Michael’s idea for The Ferryhill Philosophers started to form when he was working on a book about his dad’s upbringing and trying to persuade Durham County Council to put a blue plaque on the house where Sid wrote his first book.

“Because I was reading all his stories again and growing into my dad’s world, I began to reflect on all the authority figures and community leaders there were at that time.

“There’d be the Methodist preacher, the deputy in your part of the pit, the trade union official. These were people you could go to for guidance when a problem arose and they’d tell you what they thought was right.

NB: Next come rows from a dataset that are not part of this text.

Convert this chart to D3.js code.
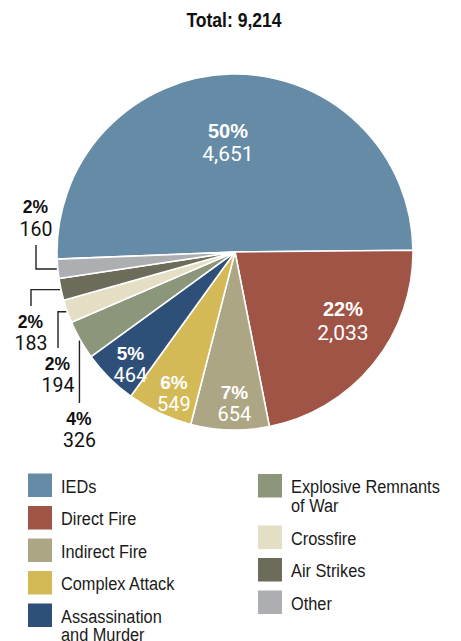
<!DOCTYPE html>
<html>
<head>
<meta charset="utf-8">
<script src="https://cdn.jsdelivr.net/npm/d3@7"></script>
<style>
  html, body { margin: 0; padding: 0; background: #fff; }
  svg { display: block; }
</style>
</head>
<body>
<svg id="chart" width="461" height="641"></svg>
<script>
// ---------------- data ----------------
const categories = ["IEDs", "Direct Fire", "Indirect Fire", "Complex Attack", "Assassination and Murder",
                    "Explosive Remnants of War", "Crossfire", "Air Strikes", "Other"];
const values = [4651, 2033, 654, 549, 464, 326, 194, 183, 160];
const percentLabels = ["50%", "22%", "7%", "6%", "5%", "4%", "2%", "2%", "2%"];
const colors = ["#658ba6", "#a05446", "#ada685", "#d4ba57", "#2e5078", "#8c967a", "#e4dec4", "#6d6b5a", "#adaeb1"];
const legendLeft = [["IEDs"], ["Direct Fire"], ["Indirect Fire"], ["Complex Attack"], ["Assassination", "and Murder"]];
const legendRight = [["Explosive Remnants", "of War"], ["Crossfire"], ["Air Strikes"], ["Other"]];
const totalLabel = "Total: 9,214";

// ---------------- layout ----------------
const W = 461, H = 641;
const cx = 235, cy = 252, R = 178;
const startDeg = -92.3;
const toRad = d => d * Math.PI / 180;

const svg = d3.select("#chart");
const fmt = d3.format(",");
const SANS = "'Liberation Sans', Arial, sans-serif";
const LIGHT = "Roboto, 'Liberation Sans', sans-serif";

// title (condensed look via horizontal scale)
svg.append("g")
  .attr("transform", "translate(234,26.5) scale(0.9,1)")
  .append("text")
  .attr("x", 0).attr("y", 0)
  .attr("text-anchor", "middle")
  .attr("font-family", SANS).attr("font-weight", "bold").attr("font-size", 19.5)
  .attr("fill", "#111")
  .text(totalLabel);

const pie = d3.pie().sort(null).value(d => d)
  .startAngle(toRad(startDeg)).endAngle(toRad(startDeg + 360));
const arcs = pie(values);
const arc = d3.arc().innerRadius(0).outerRadius(R);

const g = svg.append("g").attr("transform", `translate(${cx},${cy})`);
g.selectAll("path.slice").data(arcs).enter().append("path")
  .attr("class", "slice")
  .attr("d", arc)
  .attr("fill", (d, i) => colors[i])
  .attr("stroke", "#fff").attr("stroke-width", 1.6).attr("stroke-linejoin", "round");

const polar = (angDeg, r) => [r * Math.sin(toRad(angDeg)), -r * Math.cos(toRad(angDeg))];
const midDeg = d => ((d.startAngle + d.endAngle) / 2) * 180 / Math.PI;

// inside labels (first five slices)
const innerRadius = [110.7, 127.6, 151, 153.6, 153.6];
const innerNudge = [-2.2, -6.9, -1.4, -1.7, -2.0];
const innerPctSize = [20, 20, 19, 19, 19];
const innerGap = [23.5, 23.5, 22, 22, 22];
arcs.slice(0, 5).forEach((d, i) => {
  const [x, y] = polar(midDeg(d) + innerNudge[i], innerRadius[i]);
  g.append("text")
    .attr("x", x).attr("y", y - 4)
    .attr("text-anchor", "middle")
    .attr("font-family", SANS).attr("font-weight", "bold").attr("font-size", innerPctSize[i])
    .attr("fill", "#fff")
    .text(percentLabels[i]);
  g.append("text")
    .attr("x", x).attr("y", y - 4 + innerGap[i])
    .attr("text-anchor", "middle")
    .attr("font-family", LIGHT).attr("font-weight", 400).attr("font-size", innerPctSize[i] + 1)
    .attr("fill", "#fff")
    .text(fmt(values[i]));
});

// outside labels with leader lines (last four slices)
// lineX: x of the vertical segment (null = straight down from the slice edge), endY: end of vertical
const outside = [
  { idx: 5, lineX: null, endY: 403, dir: 1 },
  { idx: 6, lineX: 58, endY: 348, dir: 1 },
  { idx: 7, lineX: 31, endY: 306, dir: 1 },
  { idx: 8, lineX: 36, endY: 245, dir: -1 }
];
outside.forEach(o => {
  const d = arcs[o.idx];
  const [px, py] = polar(midDeg(d), R + 1);
  const ax = px + cx, ay = py + cy;
  const lx = o.lineX === null ? ax : o.lineX;
  const pts = o.lineX === null ? [[lx, ay], [lx, o.endY]] : [[ax, ay], [lx, ay], [lx, o.endY]];
  svg.append("path")
    .attr("d", d3.line()(pts))
    .attr("fill", "none").attr("stroke", "#222").attr("stroke-width", 1.4);
  let pctY, numY;
  if (o.dir > 0) { pctY = o.endY + 21.5; numY = pctY + 22; }
  else { numY = o.endY - 9; pctY = numY - 23; }
  svg.append("text")
    .attr("x", lx - 0.5).attr("y", pctY)
    .attr("text-anchor", "middle")
    .attr("font-family", SANS).attr("font-weight", "bold").attr("font-size", 17.5)
    .attr("fill", "#111")
    .text(percentLabels[o.idx]);
  svg.append("text")
    .attr("x", lx).attr("y", numY)
    .attr("text-anchor", "middle")
    .attr("font-family", LIGHT).attr("font-weight", 400).attr("font-size", 19.5)
    .attr("fill", "#111")
    .text(fmt(values[o.idx]));
});

// legend
function drawLegend(items, colorOffset, x0, y0) {
  let y = y0;
  items.forEach((lines, i) => {
    svg.append("rect")
      .attr("x", x0).attr("y", y).attr("width", 24).attr("height", 23.5)
      .attr("fill", colors[colorOffset + i]);
    const t = svg.append("g")
      .attr("transform", `translate(${x0 + 33},${y + 19}) scale(0.86,1)`)
      .append("text")
      .attr("x", 0).attr("y", 0)
      .attr("font-family", SANS).attr("font-size", 19)
      .attr("fill", "#1a1a1a");
    lines.forEach((ln, k) => {
      t.append("tspan").attr("x", 0).attr("dy", k === 0 ? 0 : 19).text(ln);
    });
    y += 32.5 + (lines.length - 1) * 19;
  });
}
drawLegend(legendLeft, 0, 28, 473.5);
drawLegend(legendRight, 5, 258, 474);
</script>
</body>
</html>
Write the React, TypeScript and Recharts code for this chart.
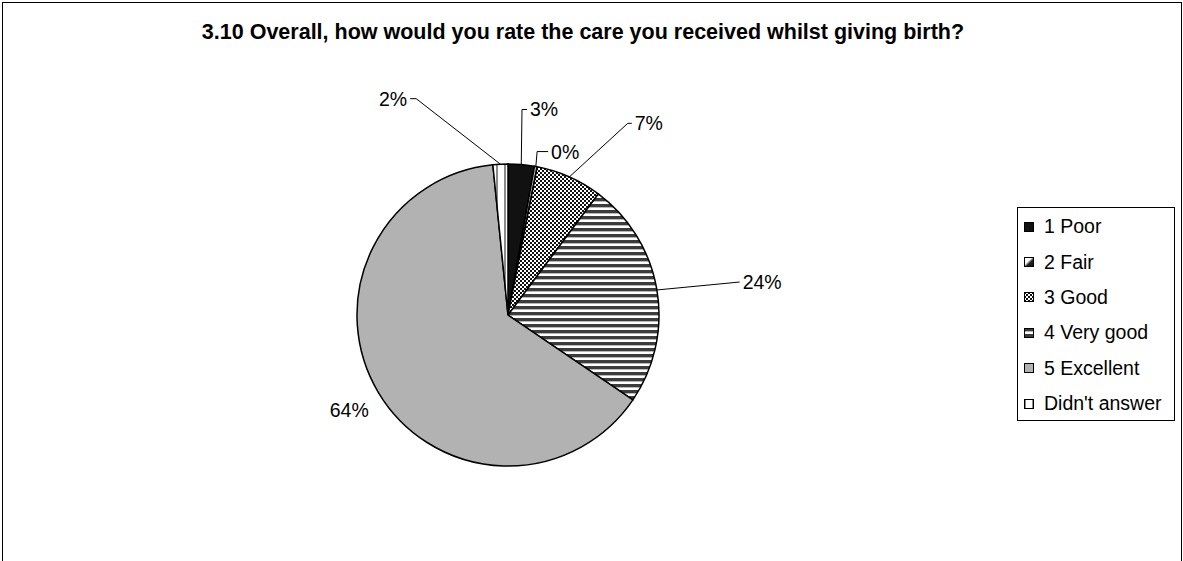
import { PieChart, Pie, Cell, Legend } from 'recharts';

const categories = ['1 Poor', '2 Fair', '3 Good', '4 Very good', '5 Excellent', "Didn't answer"];
const shares = [2.8, 0.3, 7.1, 24.3, 63.9, 1.6];
const fills = ['#111111', 'url(#grad-fair)', 'url(#pat-good)', 'url(#pat-vgood)', '#b2b2b2', 'url(#pat-na)'];

// where each data label sits: angle clockwise from 12 o'clock, distance from the pie centre
const labelSpots = [
  { angle: 3.9, r: 206, tail: 5, line: true },
  { angle: 10.1, r: 166, tail: 11, line: true },
  { angle: 32.0, r: 226, tail: 4, line: true },
  { angle: 81.9, r: 234, tail: 0, line: true },
  { angle: 239.1, r: 185, tail: 0, line: false },
  { angle: 337.0, r: 235, tail: 6, line: true },
];

const font = '"Liberation Sans", Arial, sans-serif';
const RADIAN = Math.PI / 180;

const data = categories.map((name, i) => ({ name, value: shares[i] }));

const renderLabel = (props: any) => {
  const { cx, cy, midAngle, outerRadius, percent, index } = props;
  const spot = labelSpots[index];
  const mid = 90 - midAngle;
  const ax = cx + outerRadius * Math.sin(mid * RADIAN);
  const ay = cy - outerRadius * Math.cos(mid * RADIAN);
  const ex = cx + spot.r * Math.sin(spot.angle * RADIAN);
  const ey = cy - spot.r * Math.cos(spot.angle * RADIAN);
  const right = spot.angle < 180;
  const hx = ex + (right ? spot.tail : -spot.tail);
  const text = `${Math.round(percent * 100)}%`;
  return (
    <g key={`lbl-${index}`}>
      {spot.line && (
        <polyline points={`${ax},${ay} ${ex},${ey} ${hx},${ey}`} fill="none" stroke="#000" strokeWidth={1} />
      )}
      <text
        x={spot.line ? hx + (right ? 3 : -3) : ex}
        y={ey}
        textAnchor={spot.line ? (right ? 'start' : 'end') : 'middle'}
        dominantBaseline="central"
        fontFamily={font}
        fontSize={19.5}
        fill="#000"
      >
        {text}
      </text>
    </g>
  );
};

const LegendBox = () => (
  <div
    style={{
      border: '1px solid #000',
      background: '#fff',
      width: 158,
      height: 214,
      boxSizing: 'border-box',
      paddingTop: 1,
      fontFamily: font,
      fontSize: 19.5,
      color: '#000',
    }}
  >
    {categories.map((c, i) => (
      <div key={c} style={{ display: 'flex', alignItems: 'center', height: 35.4, paddingLeft: 6 }}>
        <svg width={10} height={10} style={{ flexShrink: 0 }}>
          <rect x={0.5} y={0.5} width={9} height={9} fill={fills[i]} stroke="#000" strokeWidth={1} />
        </svg>
        <span style={{ marginLeft: 10, whiteSpace: 'nowrap' }}>{c}</span>
      </div>
    ))}
  </div>
);

const Patterns = () => (
  <svg width={0} height={0} style={{ position: 'absolute' }}>
    <defs>
      <linearGradient id="grad-fair" x1="0" y1="0" x2="1" y2="1">
        <stop offset="0%" stopColor="#fff" />
        <stop offset="40%" stopColor="#fff" />
        <stop offset="60%" stopColor="#222" />
        <stop offset="100%" stopColor="#111" />
      </linearGradient>
      <pattern id="pat-good" width={4} height={4} patternUnits="userSpaceOnUse">
        <rect width={4} height={4} fill="#fff" />
        <rect x={0} y={0} width={2} height={2} fill="#111" />
        <rect x={2} y={2} width={2} height={2} fill="#111" />
      </pattern>
      <pattern id="pat-vgood" width={6} height={6} patternUnits="userSpaceOnUse">
        <rect width={6} height={6} fill="#fff" />
        <rect x={0} y={0} width={6} height={3} fill="#3c3c3c" />
        <rect x={0} y={3} width={6} height={1} fill="#b8b8b8" />
      </pattern>
      <pattern id="pat-na" width={8} height={8} patternUnits="userSpaceOnUse">
        <rect width={8} height={8} fill="#fff" />
        <rect x={0} y={0} width={2} height={8} fill="#8a8a8a" />
      </pattern>
    </defs>
  </svg>
);

export default function App() {
  return (
    <div style={{ position: 'absolute', left: 0, top: 0, width: 1183, height: 561, background: '#fff', overflow: 'hidden' }}>
      <Patterns />
      <div
        style={{
          position: 'absolute',
          left: 2,
          top: 2,
          width: 1180,
          height: 570,
          border: '1px solid #000',
          boxSizing: 'border-box',
        }}
      />
      <div
        style={{
          position: 'absolute',
          left: 0,
          width: 1166,
          top: 20,
          textAlign: 'center',
          fontFamily: font,
          fontWeight: 'bold',
          fontSize: 21.5,
          color: '#000',
          whiteSpace: 'nowrap',
        }}
      >
        3.10 Overall, how would you rate the care you received whilst giving birth?
      </div>
      <div style={{ position: 'absolute', left: 0, top: 0 }}>
        <PieChart width={1183} height={561} margin={{ top: 0, right: 0, bottom: 0, left: 0 }}>
          <Pie
            data={data}
            dataKey="value"
            nameKey="name"
            cx={508}
            cy={315}
            outerRadius={151}
            startAngle={90}
            endAngle={-270}
            stroke="#000"
            strokeWidth={1.5}
            label={renderLabel}
            labelLine={false}
            isAnimationActive={false}
          >
            {data.map((d, i) => (
              <Cell key={d.name} fill={fills[i]} />
            ))}
          </Pie>
          <Legend
            layout="vertical"
            align="right"
            verticalAlign="middle"
            content={() => <LegendBox />}
            wrapperStyle={{ left: 1017, top: 207, width: 158, right: 'auto', bottom: 'auto' }}
          />
        </PieChart>
      </div>
    </div>
  );
}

“I began reflecting on the fact that these people aren’t there any more. If you have some issue in your life, where do you go now?”

His Joe Snowball turns to Durham University which is surely where the philosophers hang out. The name that jumps out at him, as it would, is Hermione Pink.

In the first play, Joe invites the academic to address to a group in his village. When she finds that in fact there’s just Joe, she’s angry at first but then agrees to help.

“They make a great team because she’s the academic philosopher and he’s from the university of life,” says Michael.

Having risen to his latest challenge, Michael believes there’s further mileage in The Ferryhill Philosophers so it’s possible new plays might follow. Listeners who welcome its civilising influence will be delighted about that.

Seemingly always busy, Michael Chaplin – one-time head of drama at Tyne Tees TV – has become a prolific contributor to BBC Radio 4.

He wrote episodes of the ambitious Tommies, which told real-life stories of the First World War, and has also enjoyed recent success with For the Love of Leo, a gentle comedy about a recently bereaved Edinburgh artist.

Many of his numerous plays for the stage have been premiered at Live Theatre.

There’s a new one in the offing but the first, back in 1987, was In Blackberry Time, his adaptation with Alan Plater of Sid Chaplin’s stories.

The new series of The Ferryhill Philosophers, dealing with subjects including poverty, forgiveness and friendship, began on April 1 at 2.15pm (catch it on the BBC Sounds app if you’ve missed it) with the other four plays to be broadcast at the same time on successive Mondays.